Называть то, что делали они, тем же словом, каким именовалось и то, что, допустим, делала я, казалось кощунственным и циничным.
Ну а хирург-акушер представлялся мне в те мгновения божьим посланцем.
-- Поздравляю вас с мальчиком, -- сказал он обычную фразу.
Но я приняла ее как дар -- высший из всех возможных. И прониклась убеждением, что мечтала о сыне. Не о всяком, а только о том, который как бы парил в отдаленном тумане... Хотя на самом-то деле мы с мужем ждали девочку: "Ближе к семье, ближе к родителям!..."

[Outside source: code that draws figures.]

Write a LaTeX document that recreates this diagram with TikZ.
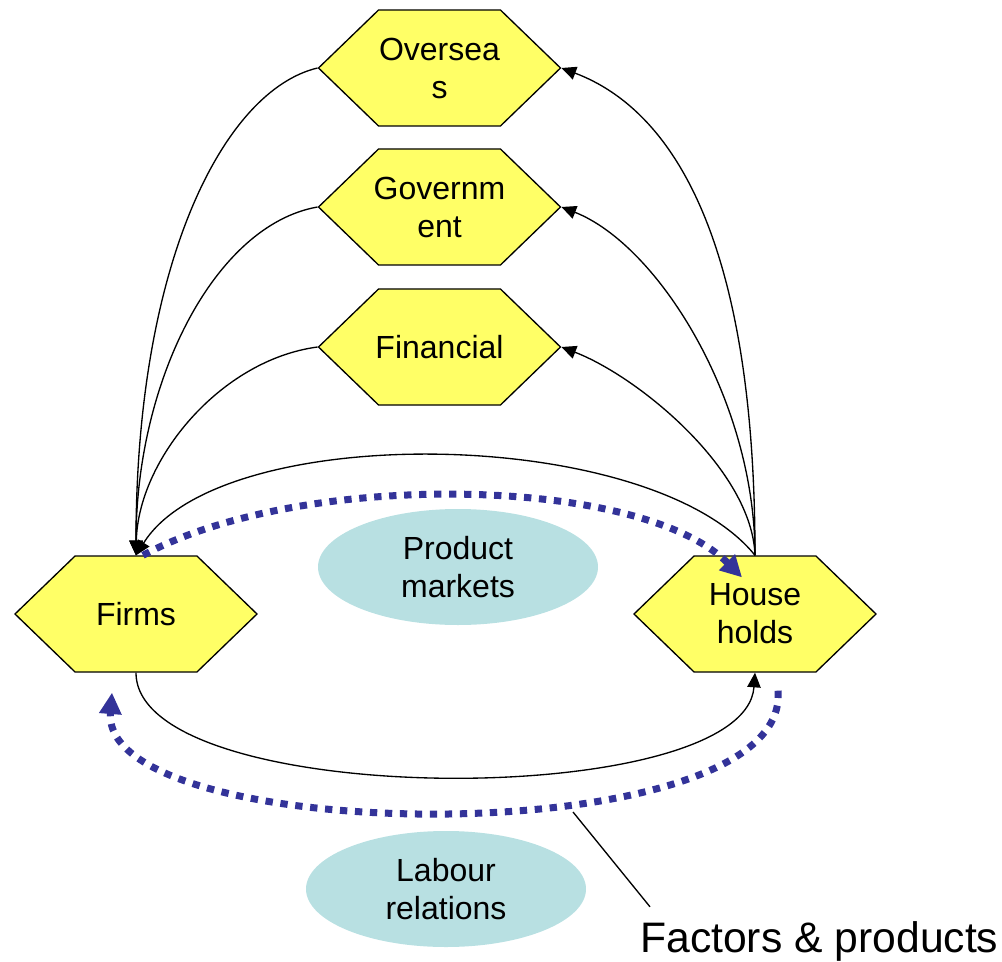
\documentclass[tikz,border=0pt]{standalone}
\usepackage{fontspec}
\setmainfont{Liberation Sans}
\usepackage{xcolor}
\usetikzlibrary{shapes.symbols,shapes.geometric,arrows.meta,calc}

\begin{document}
\begin{tikzpicture}[x=0.75pt,y=0.75pt,yscale=-1,xscale=1,
  hexbox/.style={shape=signal, signal to=east and west, signal pointer angle=88, draw, line width=1pt, fill={rgb, 255:red, 255; green, 255; blue, 102}, minimum width=181.5pt, minimum height=87pt, inner xsep=-14pt, inner ysep=0pt, align=center, font=\fontsize{24}{28.5}\selectfont},
  oval/.style={ellipse, fill={rgb, 255:red, 184; green, 224; blue, 226}, minimum width=210pt, minimum height=87pt, inner sep=0pt, align=center, font=\fontsize{24}{28.5}\selectfont},
  flow/.style={line width=1pt, -{Triangle[length=11pt,width=10pt]}},
  money/.style={color={rgb, 255:red, 51; green, 51; blue, 153}, line width=5.25pt, dash pattern=on 5.5pt off 5.75pt, -{Triangle[length=16pt,width=16pt]}}
]
\useasboundingbox (0,0) rectangle (1002,962);

%Shapes: Hexagons
\draw (439.5,68) node [hexbox] (ov) {Oversea\\s};
\draw (439.5,207) node [hexbox] (gov) {Governm\\ent};
\draw (439.5,347) node [hexbox] (fin) {Financial};
\draw (136,614) node [hexbox] (firms) {Firms};
\draw (755,614) node [hexbox] (hh) {House\\holds};

%Shapes: Ellipses
\draw (458,567) node [oval] (pm) {Product\\markets};
\draw (446,889) node [oval] (lr) {Labour\\relations};

%Curve Lines
\draw [flow] (hh.north) .. controls (755,250) and (678,112) .. (ov.east);
\draw [flow] (hh.north) .. controls (755,400) and (658,245) .. (gov.east);
\draw [flow] (hh.north) .. controls (752,470) and (639,377) .. (fin.east);
\draw [flow] (ov.west) .. controls (225,90) and (136,260) .. (firms.north);
\draw [flow] (gov.west) .. controls (215,225) and (136,380) .. (firms.north);
\draw [flow] (fin.west) .. controls (220,360) and (138,460) .. (firms.north);
\draw [flow] (hh.north) .. controls (650,425) and (220,420) .. (firms.north);
\draw [flow] (firms.south) .. controls (136,810) and (745,812) .. (hh.south);

%Dotted Curves
\draw [money] ($(firms.north)+(7,0)$) .. controls (300,470) and (640,475) .. ($(hh.north)+(-13,22)$);
\draw [money] ($(hh.south)+(23,18)$) .. controls (792,855) and (100,848) .. ($(firms.south)+(-24,20)$);

% Text Node
\draw (640,952) node [anchor=base west, inner sep=0pt, font=\fontsize{32}{38}\selectfont] (fp) {Factors \& products};
\coordinate (fpline) at (573,812);
\draw [line width=1pt] (fpline) -- ($(fp.north west)+(10,-14)$);

\end{tikzpicture}
\end{document}
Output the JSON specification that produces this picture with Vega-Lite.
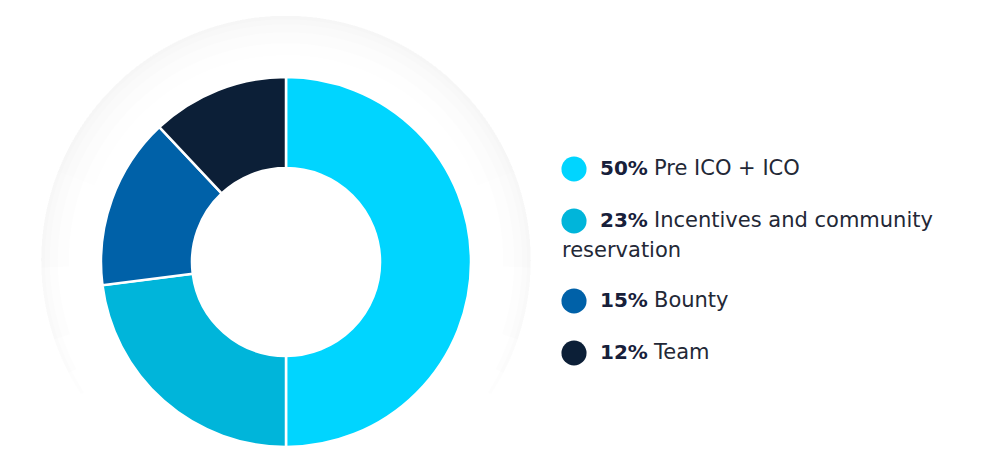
{
  "$schema": "https://vega.github.io/schema/vega-lite/v6.json",
  "padding": 0,
  "spacing": 0,
  "bounds": "flush",
  "background": "#ffffff",
  "config": {"view": {"stroke": null}, "concat": {"spacing": 0}},
  "datasets": {
    "alloc": [
      {"name": "Pre ICO + ICO", "pct": 50, "order": 0, "line1": "Pre ICO + ICO", "line2": ""},
      {"name": "Incentives and community reservation", "pct": 23, "order": 1, "line1": "Incentives and community", "line2": "reservation"},
      {"name": "Bounty", "pct": 15, "order": 2, "line1": "Bounty", "line2": ""},
      {"name": "Team", "pct": 12, "order": 3, "line1": "Team", "line2": ""}
    ]
  },
  "hconcat": [
    {
      "width": 572,
      "height": 475,
      "data": {"name": "alloc"},
      "layer": [
        {"transform": [{"aggregate": [{"op": "count", "as": "n"}]}], "mark": {"type": "arc", "theta": -1.2, "theta2": 1.2, "innerRadius": 205, "outerRadius": 245, "fill": "#000000", "opacity": 0.005, "yOffset": 23}, "encoding": {}},
        {"transform": [{"aggregate": [{"op": "count", "as": "n"}]}], "mark": {"type": "arc", "theta": -1.6, "theta2": 1.6, "innerRadius": 217, "outerRadius": 245, "fill": "#000000", "opacity": 0.006, "yOffset": 23}, "encoding": {}},
        {"transform": [{"aggregate": [{"op": "count", "as": "n"}]}], "mark": {"type": "arc", "theta": -1.9, "theta2": 1.9, "innerRadius": 228, "outerRadius": 245, "fill": "#000000", "opacity": 0.007, "yOffset": 23}, "encoding": {}},
        {"transform": [{"aggregate": [{"op": "count", "as": "n"}]}], "mark": {"type": "arc", "theta": -2.05, "theta2": 2.05, "innerRadius": 236, "outerRadius": 245, "fill": "#000000", "opacity": 0.008, "yOffset": 23}, "encoding": {}},
        {"transform": [{"aggregate": [{"op": "count", "as": "n"}]}], "mark": {"type": "arc", "theta": -2.15, "theta2": 2.15, "innerRadius": 241, "outerRadius": 245, "fill": "#000000", "opacity": 0.008, "yOffset": 23}, "encoding": {}},
        {
          "mark": {"type": "arc", "innerRadius": 94, "outerRadius": 185, "stroke": "#ffffff", "strokeWidth": 2.5, "yOffset": 24.5},
          "encoding": {
            "theta": {"field": "pct", "type": "quantitative", "stack": true},
            "order": {"field": "order", "type": "quantitative"},
            "color": {"field": "name", "type": "nominal", "legend": null, "scale": {"domain": ["Pre ICO + ICO", "Incentives and community reservation", "Bounty", "Team"], "range": ["#00d5ff", "#00b5da", "#0061a8", "#0c1f37"]}}
          }
        }
      ]
    },
    {
      "width": 4,
      "height": 475,
      "data": {"name": "alloc"},
      "encoding": {
        "y": {"field": "order", "type": "quantitative", "axis": null, "scale": {"domain": [0, 1, 2, 3], "range": [169, 221, 301, 353], "nice": false, "zero": false}}
      },
      "layer": [
        {
          "mark": {"type": "point", "shape": "circle", "filled": true, "opacity": 1, "size": 630},
          "encoding": {
            "color": {"field": "name", "type": "nominal", "legend": null, "scale": {"domain": ["Pre ICO + ICO", "Incentives and community reservation", "Bounty", "Team"], "range": ["#00d5ff", "#00b5da", "#0061a8", "#0c1f37"]}}
          }
        },
        {
          "mark": {"type": "text", "align": "left", "baseline": "alphabetic", "dx": 26, "dy": 6, "font": "DejaVu Sans", "fontSize": 20, "fontWeight": 700, "color": "#17203a", "text": {"expr": "datum.pct + '%'"}},
          "encoding": {}
        },
        {
          "mark": {"type": "text", "align": "left", "baseline": "alphabetic", "dx": 80, "dy": 6, "font": "DejaVu Sans", "fontSize": 21, "fontWeight": 400, "color": "#232836"},
          "encoding": {"text": {"field": "line1", "type": "nominal"}}
        },
        {
          "transform": [{"filter": "datum.line2 != ''"}],
          "mark": {"type": "text", "align": "left", "baseline": "alphabetic", "dx": -12, "dy": 36, "font": "DejaVu Sans", "fontSize": 21, "fontWeight": 400, "color": "#232836"},
          "encoding": {"text": {"field": "line2", "type": "nominal"}}
        }
      ]
    }
  ]
}
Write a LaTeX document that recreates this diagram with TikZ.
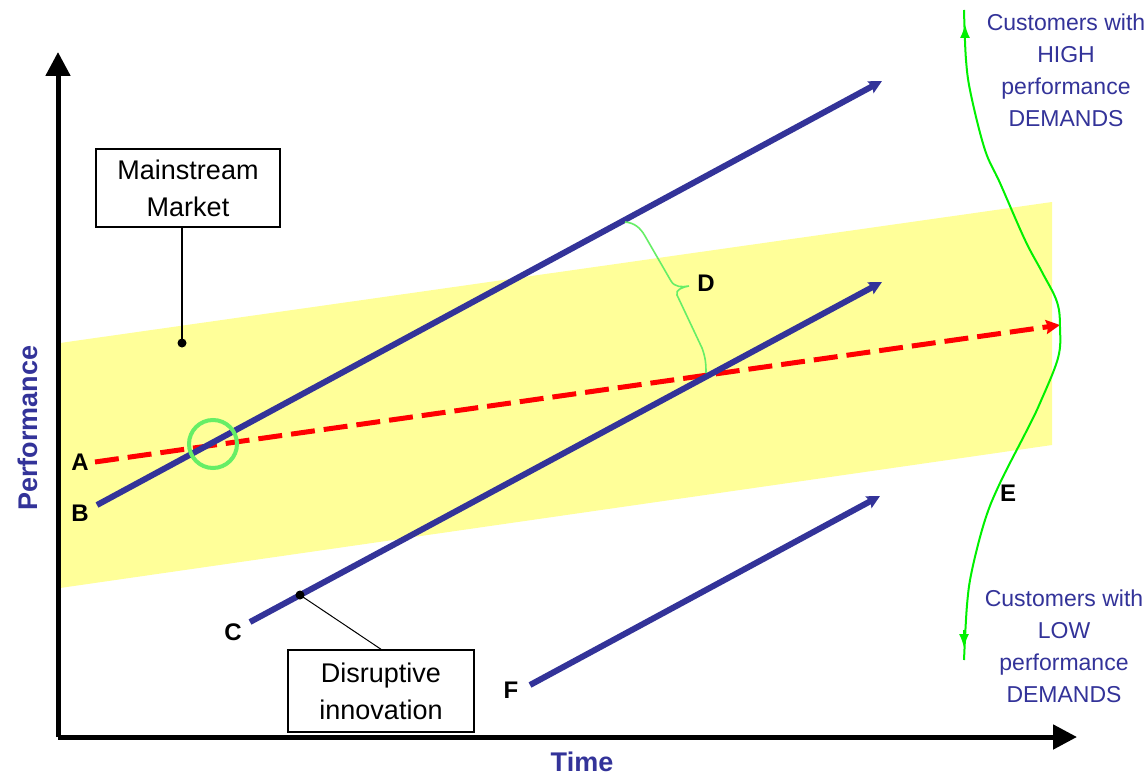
\documentclass[tikz,border=0pt]{standalone}
\usepackage{fontspec}
\setmainfont{Liberation Sans}
\usetikzlibrary{arrows.meta}
\definecolor{navy}{RGB}{51,51,153}
\definecolor{band}{RGB}{255,255,153}
\definecolor{lgreen}{RGB}{102,238,102}
\definecolor{bgreen}{RGB}{0,240,0}
\begin{document}
\begin{tikzpicture}[x=1pt,y=-1pt,
  axisline/.style={line width=5pt,-{Triangle[length=24pt,width=24pt]}},
  blueline/.style={navy,line width=6pt,-{Stealth[length=13pt,width=13pt,inset=2pt]}},
  redline/.style={red,line width=5pt,dash pattern=on 24pt off 9pt,-{Stealth[length=14pt,width=14pt,inset=2pt]}},
  lbl/.style={font=\fontsize{24}{24}\selectfont\bfseries,inner sep=0pt},
  boxnode/.style={draw,line width=1.5pt,fill=white,align=center,font=\fontsize{27}{37}\selectfont},
  cust/.style={navy,align=center,font=\fontsize{23}{32}\selectfont,inner sep=0pt},
  axtitle/.style={navy,font=\fontsize{27}{27}\selectfont\bfseries,inner sep=0pt}
]
\useasboundingbox[fill=white] (0,0) rectangle (1147,778);
% band
\fill[band] (60,343) -- (1052,202) -- (1052,445) -- (60,588) -- cycle;
% coordinates
\coordinate (O) at (58,737);
\coordinate (ytip) at (58,52);
\coordinate (xtip) at (1077,737);
\coordinate (a0) at (95,462);   \coordinate (a1) at (1060,325);
\coordinate (b0) at (97,505);   \coordinate (b1) at (882,81);
\coordinate (c0) at (250,622);  \coordinate (c1) at (882,282);
\coordinate (f0) at (530,685);  \coordinate (f1) at (880,496);
\coordinate (mdot) at (182,343);
\coordinate (ddot) at (300,595);
% boxes
\node[boxnode,minimum width=184pt,minimum height=78pt] (mm) at (188,188) {Mainstream\\Market};
\node[boxnode,minimum width=186pt,minimum height=82pt] (di) at (381,691) {Disruptive\\innovation};
\draw[line width=1.5pt] (mm.south -| mdot) -- (mdot);
\fill (mdot) circle (4.5pt);
% lines
\draw[redline] (a0) -- (a1);
\draw[blueline] (b0) -- (b1);
\draw[blueline] (c0) -- (c1);
\draw[blueline] (f0) -- (f1);
\draw[line width=1pt] (ddot) -- (di.north);
\fill (ddot) circle (4.5pt);
% circle
\draw[lgreen,line width=4pt] (213,444) circle (24pt);
% brace D
\coordinate (u) at (625,222);
\coordinate (l) at (706,373);
\draw[lgreen,line width=1.6pt] (u) to[out=-5,in=120] (645,236) -- (671,281) to[out=-60,in=190] (689,286)
  (689,286) to[out=190,in=110] (677,295) -- (702,348) to[out=-70,in=90] (l);
% axes
\draw[axisline] (O) -- (ytip);
\draw[axisline] (O) -- (xtip);
% labels
\node[lbl] (A) at (80,462) {A};
\node[lbl] (B) at (80,513) {B};
\node[lbl] (C) at (233,632) {C};
\node[lbl] (F) at (511,690) {F};
\node[lbl] (D) at (706,283) {D};
\node[lbl] (E) at (1008,493) {E};
\node[axtitle,rotate=90] (perf) at (28,428) {Performance};
\node[axtitle] (time) at (582,762) {Time};
% distribution curve E
\draw[bgreen,line width=2pt] plot[smooth,tension=0.6] coordinates {(964,10) (966,60) (971,95) (985,150) (1000,183) (1025,240) (1042,272) (1057,302) (1060,328) (1058,358) (1040,403) (1027,430) (1000,483) (985,520) (972,570) (967,605) (964,660)};
\draw[bgreen,line width=2pt,-{Latex[length=14pt,width=10pt]}] (965,42) -- (965,24);
\draw[bgreen,line width=2pt,-{Latex[length=14pt,width=10pt]}] (964,630) -- (964,648);
% customer texts
\node[cust] (hi) at (1066,70) {Customers with\\HIGH\\performance\\DEMANDS};
\node[cust] (lo) at (1064,646) {Customers with\\LOW\\performance\\DEMANDS};
\end{tikzpicture}
\end{document}
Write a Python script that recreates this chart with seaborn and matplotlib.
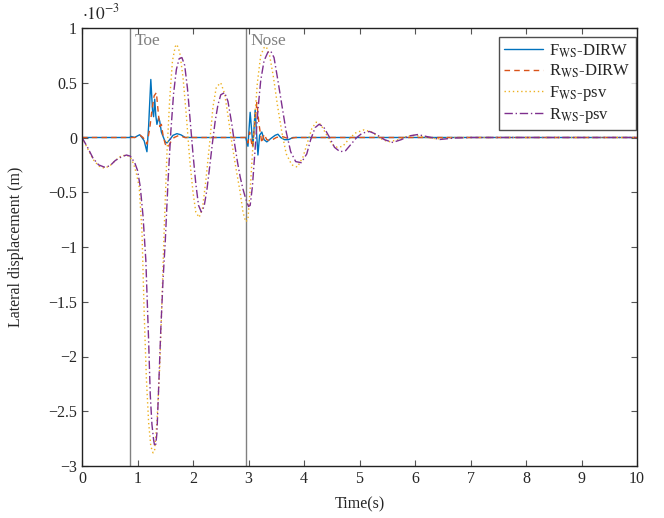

Первое кормление -- это первое зримо и физически ощущаемое матерью единение с ребенком. Я вынула из-под подушки узенькую марлевую полоску и попросила медсестру:
-- Разрешите обвязать ему ручку?...
-- Опознавательные знаки уже есть! Вы же видите, -- с заученной успокоительностью ответила она: не одна я боялась, что ребенок потеряется, что его с кем-нибудь перепутают.
Я протянула коробку конфет, которую муж прислал мне вместе с цветами. Но она отвергла мое подношение:
-- Диатез у меня от конфет. Все передаривают!
-- Диатез?
-- Детская болезнь... Но я же среди новорожденных! -- Забрала у меня Валерия и спросила: -- Красавец?
"Как она догадалась, что я именно об этом сейчас думаю?" -- глядя на своего подслеповатого и лысоватого красавца, удивилась я.
-- Все они красавцы... Для своих матерей, -- ухватив мой молчаливый вопрос, ответила она. -- Если бы не приносили бед, когда старше становятся... так бы красавцами и оставались.